◆ Data:
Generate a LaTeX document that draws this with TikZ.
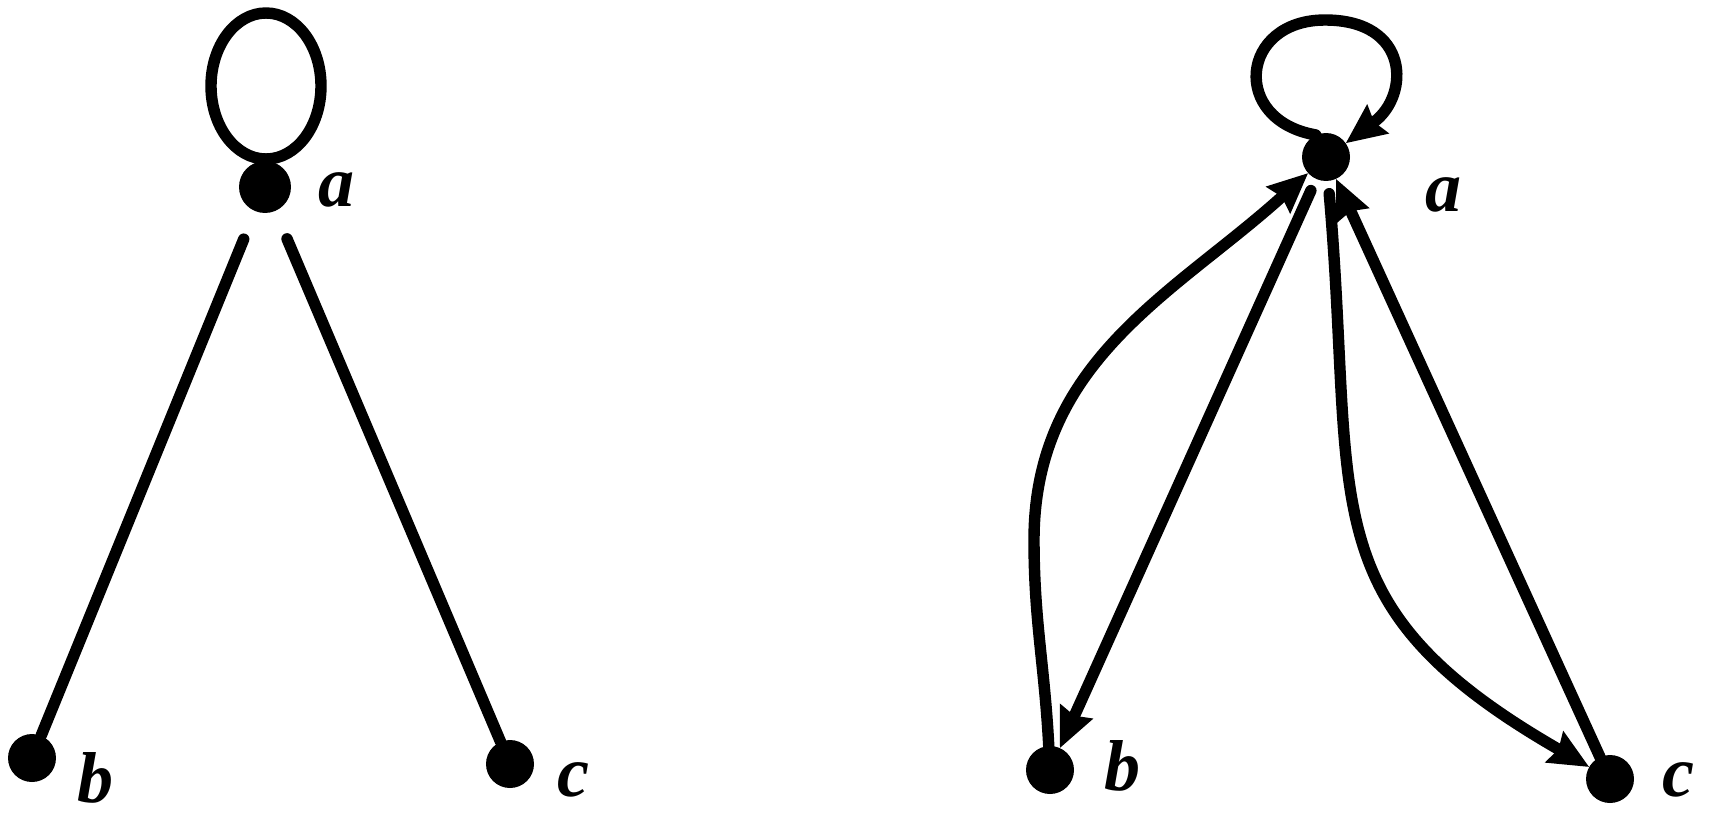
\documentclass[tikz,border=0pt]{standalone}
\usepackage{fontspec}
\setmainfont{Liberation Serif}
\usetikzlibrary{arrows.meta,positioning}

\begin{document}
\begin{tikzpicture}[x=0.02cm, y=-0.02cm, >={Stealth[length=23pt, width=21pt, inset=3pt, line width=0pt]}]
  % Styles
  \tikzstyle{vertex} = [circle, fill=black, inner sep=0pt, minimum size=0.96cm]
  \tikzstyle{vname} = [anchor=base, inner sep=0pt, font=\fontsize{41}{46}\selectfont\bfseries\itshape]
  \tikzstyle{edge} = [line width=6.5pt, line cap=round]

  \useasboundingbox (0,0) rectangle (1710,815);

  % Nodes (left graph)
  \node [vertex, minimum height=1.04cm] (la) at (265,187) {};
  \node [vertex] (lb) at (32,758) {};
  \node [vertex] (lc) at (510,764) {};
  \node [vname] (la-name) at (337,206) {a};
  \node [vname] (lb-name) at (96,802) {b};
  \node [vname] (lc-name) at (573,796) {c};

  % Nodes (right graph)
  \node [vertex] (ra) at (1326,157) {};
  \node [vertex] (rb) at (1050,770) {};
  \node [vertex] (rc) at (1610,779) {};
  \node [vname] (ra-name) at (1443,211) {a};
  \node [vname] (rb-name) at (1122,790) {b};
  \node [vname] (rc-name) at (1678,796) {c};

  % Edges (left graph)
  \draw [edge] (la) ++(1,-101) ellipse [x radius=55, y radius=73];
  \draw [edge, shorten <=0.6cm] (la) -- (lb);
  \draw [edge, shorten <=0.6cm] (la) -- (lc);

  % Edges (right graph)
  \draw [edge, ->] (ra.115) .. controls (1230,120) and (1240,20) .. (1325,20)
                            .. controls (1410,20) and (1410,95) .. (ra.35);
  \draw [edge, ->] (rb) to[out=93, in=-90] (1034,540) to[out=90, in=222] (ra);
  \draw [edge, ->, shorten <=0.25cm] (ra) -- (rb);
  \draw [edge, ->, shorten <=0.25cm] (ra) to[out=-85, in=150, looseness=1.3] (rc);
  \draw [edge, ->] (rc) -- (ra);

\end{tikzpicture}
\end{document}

◆ Written exercise:
Write out exactly the lines between the start of the data and the line with "width=6.5pt, line cap=round]", including both, but none of the pictures.

◆ Solution to this task:
Generate a LaTeX document that draws this with TikZ.
\documentclass[tikz,border=0pt]{standalone}
\usepackage{fontspec}
\setmainfont{Liberation Serif}
\usetikzlibrary{arrows.meta,positioning}

\begin{document}
\begin{tikzpicture}[x=0.02cm, y=-0.02cm, >={Stealth[length=23pt, width=21pt, inset=3pt, line width=0pt]}]
  % Styles
  \tikzstyle{vertex} = [circle, fill=black, inner sep=0pt, minimum size=0.96cm]
  \tikzstyle{vname} = [anchor=base, inner sep=0pt, font=\fontsize{41}{46}\selectfont\bfseries\itshape]
  \tikzstyle{edge} = [line width=6.5pt, line cap=round]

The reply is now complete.